- **Written task**: Copy out each line that mentions the word "code".
--- begin Data shown ---
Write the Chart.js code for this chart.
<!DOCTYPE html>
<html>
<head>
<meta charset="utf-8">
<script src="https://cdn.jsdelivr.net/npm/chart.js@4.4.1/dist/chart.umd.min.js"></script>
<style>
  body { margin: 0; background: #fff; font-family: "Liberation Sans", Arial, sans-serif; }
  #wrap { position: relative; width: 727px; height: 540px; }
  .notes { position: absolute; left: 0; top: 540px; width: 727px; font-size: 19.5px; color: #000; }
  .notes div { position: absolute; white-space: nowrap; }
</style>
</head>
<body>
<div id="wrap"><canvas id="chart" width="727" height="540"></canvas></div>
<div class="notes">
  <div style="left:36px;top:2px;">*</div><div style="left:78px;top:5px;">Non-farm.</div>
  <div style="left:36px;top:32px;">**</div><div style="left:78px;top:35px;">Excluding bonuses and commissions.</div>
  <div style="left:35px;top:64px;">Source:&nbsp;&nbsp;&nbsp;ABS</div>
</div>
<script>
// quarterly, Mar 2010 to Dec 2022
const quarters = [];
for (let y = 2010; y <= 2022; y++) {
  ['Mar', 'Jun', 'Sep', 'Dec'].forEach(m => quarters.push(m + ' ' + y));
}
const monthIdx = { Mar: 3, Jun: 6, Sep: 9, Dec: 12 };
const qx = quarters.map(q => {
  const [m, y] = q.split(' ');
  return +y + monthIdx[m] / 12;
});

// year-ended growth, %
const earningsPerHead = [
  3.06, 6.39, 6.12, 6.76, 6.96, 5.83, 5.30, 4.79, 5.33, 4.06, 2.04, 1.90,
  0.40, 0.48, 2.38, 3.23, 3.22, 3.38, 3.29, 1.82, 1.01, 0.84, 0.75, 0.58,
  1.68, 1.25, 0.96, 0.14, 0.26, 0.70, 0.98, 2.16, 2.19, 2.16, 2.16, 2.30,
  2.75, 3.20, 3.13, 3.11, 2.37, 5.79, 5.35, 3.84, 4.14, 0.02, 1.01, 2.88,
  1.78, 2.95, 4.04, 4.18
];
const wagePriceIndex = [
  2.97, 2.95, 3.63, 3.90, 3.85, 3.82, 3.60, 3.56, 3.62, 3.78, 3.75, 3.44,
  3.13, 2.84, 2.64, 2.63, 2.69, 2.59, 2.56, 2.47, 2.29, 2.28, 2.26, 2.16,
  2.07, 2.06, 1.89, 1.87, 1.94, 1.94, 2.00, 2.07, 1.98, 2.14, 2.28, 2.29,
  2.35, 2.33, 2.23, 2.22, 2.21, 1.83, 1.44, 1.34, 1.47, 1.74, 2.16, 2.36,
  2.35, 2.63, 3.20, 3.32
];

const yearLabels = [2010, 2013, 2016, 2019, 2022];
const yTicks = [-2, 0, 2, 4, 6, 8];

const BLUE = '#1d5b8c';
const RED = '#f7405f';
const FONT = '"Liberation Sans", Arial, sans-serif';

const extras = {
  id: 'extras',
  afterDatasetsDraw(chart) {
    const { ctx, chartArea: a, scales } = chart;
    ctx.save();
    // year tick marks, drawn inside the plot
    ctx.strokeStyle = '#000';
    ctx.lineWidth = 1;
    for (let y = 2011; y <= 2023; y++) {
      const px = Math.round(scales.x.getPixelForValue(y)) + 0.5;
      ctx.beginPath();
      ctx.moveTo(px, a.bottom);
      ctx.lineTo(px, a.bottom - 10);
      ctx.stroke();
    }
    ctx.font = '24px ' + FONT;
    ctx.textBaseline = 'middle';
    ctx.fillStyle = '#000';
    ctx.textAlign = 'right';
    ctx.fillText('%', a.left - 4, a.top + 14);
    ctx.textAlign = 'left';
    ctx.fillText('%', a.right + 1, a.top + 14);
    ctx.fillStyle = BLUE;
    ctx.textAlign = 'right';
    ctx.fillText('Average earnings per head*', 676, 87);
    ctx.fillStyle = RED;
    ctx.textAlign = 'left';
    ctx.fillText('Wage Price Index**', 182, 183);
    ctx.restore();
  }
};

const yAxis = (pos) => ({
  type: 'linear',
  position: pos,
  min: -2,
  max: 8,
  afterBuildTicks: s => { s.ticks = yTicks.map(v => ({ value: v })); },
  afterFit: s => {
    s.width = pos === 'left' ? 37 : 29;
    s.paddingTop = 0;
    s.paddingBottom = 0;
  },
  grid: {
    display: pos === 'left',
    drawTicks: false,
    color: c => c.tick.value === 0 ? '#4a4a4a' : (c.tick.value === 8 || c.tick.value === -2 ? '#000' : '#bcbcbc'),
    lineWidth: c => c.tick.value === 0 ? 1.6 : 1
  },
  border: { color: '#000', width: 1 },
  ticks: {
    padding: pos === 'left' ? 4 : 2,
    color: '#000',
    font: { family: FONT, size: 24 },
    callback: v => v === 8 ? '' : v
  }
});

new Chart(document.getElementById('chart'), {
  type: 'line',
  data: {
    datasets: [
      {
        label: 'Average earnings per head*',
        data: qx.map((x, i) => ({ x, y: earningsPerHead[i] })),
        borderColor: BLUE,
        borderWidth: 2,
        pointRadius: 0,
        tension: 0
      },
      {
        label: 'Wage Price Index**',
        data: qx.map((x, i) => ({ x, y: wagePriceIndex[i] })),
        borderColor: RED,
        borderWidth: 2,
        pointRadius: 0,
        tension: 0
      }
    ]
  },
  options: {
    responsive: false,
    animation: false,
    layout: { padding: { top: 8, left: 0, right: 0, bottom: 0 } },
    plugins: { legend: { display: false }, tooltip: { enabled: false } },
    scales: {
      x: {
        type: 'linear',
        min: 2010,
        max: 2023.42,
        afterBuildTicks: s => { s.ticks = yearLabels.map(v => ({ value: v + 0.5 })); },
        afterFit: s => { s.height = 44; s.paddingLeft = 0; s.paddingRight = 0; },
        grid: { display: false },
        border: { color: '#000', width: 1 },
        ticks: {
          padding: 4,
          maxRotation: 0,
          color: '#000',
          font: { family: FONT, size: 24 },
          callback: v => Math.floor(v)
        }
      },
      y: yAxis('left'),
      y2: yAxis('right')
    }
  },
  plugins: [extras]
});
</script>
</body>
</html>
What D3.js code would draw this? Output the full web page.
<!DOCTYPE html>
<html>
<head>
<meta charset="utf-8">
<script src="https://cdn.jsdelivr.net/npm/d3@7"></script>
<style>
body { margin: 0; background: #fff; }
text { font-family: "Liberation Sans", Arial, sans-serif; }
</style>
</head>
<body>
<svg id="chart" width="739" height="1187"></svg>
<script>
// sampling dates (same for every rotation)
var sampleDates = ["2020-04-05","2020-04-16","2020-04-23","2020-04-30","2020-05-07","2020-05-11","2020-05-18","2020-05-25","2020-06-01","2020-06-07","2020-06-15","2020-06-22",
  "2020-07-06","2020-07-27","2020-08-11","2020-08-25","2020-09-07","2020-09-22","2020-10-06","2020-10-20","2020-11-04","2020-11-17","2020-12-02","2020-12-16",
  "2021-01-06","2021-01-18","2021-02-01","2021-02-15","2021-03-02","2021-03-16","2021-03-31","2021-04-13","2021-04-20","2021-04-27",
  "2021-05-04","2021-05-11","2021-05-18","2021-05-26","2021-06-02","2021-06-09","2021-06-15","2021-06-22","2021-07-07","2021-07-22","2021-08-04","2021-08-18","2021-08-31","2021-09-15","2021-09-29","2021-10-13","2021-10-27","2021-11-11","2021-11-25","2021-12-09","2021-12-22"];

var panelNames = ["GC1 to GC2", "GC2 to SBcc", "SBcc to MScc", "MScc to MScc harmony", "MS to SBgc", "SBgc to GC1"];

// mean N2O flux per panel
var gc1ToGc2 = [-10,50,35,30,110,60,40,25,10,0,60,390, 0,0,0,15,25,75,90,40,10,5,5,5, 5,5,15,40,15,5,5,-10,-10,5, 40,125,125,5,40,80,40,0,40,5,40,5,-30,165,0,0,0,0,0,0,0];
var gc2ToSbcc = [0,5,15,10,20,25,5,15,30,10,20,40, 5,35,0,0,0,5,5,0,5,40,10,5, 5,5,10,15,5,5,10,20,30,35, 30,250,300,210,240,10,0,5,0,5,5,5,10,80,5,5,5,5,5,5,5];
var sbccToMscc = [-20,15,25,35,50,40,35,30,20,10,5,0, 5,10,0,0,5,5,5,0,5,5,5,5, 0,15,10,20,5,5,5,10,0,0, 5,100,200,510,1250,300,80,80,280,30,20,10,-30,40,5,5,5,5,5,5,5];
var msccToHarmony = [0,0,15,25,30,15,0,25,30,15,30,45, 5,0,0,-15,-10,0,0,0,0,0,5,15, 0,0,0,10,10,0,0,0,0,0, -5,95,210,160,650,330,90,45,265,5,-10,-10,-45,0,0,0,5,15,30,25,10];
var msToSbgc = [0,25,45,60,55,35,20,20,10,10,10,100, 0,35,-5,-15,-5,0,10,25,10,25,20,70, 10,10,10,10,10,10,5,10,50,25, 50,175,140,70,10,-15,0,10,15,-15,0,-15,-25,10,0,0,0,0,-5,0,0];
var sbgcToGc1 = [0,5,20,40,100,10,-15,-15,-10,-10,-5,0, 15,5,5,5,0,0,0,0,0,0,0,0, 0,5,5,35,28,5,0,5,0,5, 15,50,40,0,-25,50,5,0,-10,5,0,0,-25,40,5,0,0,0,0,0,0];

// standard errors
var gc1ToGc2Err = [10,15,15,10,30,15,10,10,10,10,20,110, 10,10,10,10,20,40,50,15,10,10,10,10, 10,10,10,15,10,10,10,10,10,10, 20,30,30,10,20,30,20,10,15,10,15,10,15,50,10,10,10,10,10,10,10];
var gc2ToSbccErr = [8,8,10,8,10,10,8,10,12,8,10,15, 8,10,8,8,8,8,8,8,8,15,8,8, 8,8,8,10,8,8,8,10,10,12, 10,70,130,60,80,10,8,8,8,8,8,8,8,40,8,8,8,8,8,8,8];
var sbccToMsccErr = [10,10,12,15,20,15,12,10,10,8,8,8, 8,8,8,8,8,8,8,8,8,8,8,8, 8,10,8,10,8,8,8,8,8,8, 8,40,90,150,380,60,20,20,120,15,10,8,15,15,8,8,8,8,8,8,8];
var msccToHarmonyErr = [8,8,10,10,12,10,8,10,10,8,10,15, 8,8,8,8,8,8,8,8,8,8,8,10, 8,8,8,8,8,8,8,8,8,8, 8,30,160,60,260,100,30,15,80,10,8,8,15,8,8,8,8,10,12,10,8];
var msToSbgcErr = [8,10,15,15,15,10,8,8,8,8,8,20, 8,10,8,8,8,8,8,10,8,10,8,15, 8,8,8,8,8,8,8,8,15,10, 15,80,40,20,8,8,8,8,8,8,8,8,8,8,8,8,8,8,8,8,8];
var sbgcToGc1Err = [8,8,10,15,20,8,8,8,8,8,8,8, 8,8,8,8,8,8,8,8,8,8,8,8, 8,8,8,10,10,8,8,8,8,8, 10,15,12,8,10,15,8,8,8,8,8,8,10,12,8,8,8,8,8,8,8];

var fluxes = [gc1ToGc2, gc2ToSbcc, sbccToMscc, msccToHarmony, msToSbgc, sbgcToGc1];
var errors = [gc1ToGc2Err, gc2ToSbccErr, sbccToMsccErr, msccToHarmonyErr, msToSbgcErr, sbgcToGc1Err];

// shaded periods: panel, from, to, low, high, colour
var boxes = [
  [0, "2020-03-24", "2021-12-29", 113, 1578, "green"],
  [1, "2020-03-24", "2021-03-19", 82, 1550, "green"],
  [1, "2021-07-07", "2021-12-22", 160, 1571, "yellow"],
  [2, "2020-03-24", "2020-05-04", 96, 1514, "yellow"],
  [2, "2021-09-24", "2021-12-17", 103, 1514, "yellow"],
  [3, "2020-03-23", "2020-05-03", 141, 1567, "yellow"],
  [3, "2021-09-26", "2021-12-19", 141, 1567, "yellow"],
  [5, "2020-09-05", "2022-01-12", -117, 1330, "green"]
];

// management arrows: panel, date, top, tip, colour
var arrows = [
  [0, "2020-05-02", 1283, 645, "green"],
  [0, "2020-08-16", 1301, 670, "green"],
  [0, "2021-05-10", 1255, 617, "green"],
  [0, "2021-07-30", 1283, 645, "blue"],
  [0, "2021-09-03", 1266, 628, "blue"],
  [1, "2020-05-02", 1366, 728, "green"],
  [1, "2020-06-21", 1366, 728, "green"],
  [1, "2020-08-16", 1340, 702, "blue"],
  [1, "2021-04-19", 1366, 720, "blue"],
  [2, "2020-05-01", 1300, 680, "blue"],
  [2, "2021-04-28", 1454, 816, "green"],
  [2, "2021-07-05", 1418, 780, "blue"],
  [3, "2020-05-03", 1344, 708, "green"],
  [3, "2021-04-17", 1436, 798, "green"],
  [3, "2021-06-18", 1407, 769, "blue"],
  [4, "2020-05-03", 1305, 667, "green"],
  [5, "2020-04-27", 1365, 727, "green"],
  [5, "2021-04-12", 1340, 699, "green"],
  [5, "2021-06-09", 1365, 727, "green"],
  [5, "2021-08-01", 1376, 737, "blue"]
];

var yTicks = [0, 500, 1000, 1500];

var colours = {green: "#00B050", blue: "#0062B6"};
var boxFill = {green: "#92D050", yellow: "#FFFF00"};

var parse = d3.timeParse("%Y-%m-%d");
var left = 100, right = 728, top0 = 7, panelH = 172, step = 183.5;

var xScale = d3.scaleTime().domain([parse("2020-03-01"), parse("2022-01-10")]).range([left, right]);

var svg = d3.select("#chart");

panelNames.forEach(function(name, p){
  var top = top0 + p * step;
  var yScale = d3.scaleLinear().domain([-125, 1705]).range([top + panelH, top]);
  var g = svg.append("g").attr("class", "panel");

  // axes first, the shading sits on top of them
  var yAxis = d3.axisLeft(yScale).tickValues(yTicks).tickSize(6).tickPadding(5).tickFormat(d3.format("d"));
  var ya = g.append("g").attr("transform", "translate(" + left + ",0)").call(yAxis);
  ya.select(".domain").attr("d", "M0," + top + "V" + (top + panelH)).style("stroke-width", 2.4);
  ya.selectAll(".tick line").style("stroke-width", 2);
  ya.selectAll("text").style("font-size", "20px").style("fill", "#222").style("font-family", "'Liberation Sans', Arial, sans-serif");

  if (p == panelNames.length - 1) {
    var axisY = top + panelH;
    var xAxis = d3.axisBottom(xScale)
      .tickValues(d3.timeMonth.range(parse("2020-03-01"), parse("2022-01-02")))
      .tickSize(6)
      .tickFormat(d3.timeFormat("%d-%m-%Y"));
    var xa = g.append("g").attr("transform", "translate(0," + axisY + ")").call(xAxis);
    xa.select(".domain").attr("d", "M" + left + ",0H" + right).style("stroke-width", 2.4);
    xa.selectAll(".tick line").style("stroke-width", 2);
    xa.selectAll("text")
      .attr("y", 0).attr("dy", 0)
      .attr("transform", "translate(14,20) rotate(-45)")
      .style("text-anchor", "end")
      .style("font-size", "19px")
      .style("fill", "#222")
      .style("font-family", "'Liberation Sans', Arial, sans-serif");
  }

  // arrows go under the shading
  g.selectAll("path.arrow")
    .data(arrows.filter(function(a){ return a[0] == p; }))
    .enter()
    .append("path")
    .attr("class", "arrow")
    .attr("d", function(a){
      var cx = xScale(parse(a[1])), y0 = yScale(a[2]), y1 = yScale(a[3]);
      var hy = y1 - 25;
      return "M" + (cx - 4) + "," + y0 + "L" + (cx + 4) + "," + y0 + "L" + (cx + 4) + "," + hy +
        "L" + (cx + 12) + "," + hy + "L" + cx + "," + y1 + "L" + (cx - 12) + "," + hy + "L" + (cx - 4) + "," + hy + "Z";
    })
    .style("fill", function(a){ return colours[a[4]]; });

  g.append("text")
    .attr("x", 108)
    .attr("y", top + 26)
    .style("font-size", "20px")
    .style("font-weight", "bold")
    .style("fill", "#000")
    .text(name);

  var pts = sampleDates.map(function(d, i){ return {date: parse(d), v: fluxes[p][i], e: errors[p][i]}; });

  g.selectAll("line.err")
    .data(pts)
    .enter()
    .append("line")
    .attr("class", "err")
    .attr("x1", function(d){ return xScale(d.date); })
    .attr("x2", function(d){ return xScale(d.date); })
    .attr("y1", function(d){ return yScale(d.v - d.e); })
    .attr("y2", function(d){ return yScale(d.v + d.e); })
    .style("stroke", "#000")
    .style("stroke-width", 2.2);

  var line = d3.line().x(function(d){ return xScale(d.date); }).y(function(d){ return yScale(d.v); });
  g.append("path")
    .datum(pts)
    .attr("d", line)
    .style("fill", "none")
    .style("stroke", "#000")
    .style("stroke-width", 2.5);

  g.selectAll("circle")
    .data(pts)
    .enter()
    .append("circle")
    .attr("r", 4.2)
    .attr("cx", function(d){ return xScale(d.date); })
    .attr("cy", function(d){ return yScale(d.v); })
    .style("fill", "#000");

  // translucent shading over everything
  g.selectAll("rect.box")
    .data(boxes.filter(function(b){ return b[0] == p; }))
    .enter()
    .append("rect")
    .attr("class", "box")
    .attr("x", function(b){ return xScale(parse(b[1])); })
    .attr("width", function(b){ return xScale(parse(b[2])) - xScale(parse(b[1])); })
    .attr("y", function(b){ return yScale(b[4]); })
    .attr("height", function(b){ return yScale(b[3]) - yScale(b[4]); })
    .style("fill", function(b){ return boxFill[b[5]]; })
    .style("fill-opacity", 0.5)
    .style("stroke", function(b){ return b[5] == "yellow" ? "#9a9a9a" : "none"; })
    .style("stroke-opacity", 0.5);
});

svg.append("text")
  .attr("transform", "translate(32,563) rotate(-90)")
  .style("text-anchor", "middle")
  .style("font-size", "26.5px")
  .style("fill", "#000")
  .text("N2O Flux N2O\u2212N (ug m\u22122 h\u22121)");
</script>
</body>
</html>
--- end Data shown ---
- **Correct result**:
Write the Chart.js code for this chart.
What D3.js code would draw this? Output the full web page.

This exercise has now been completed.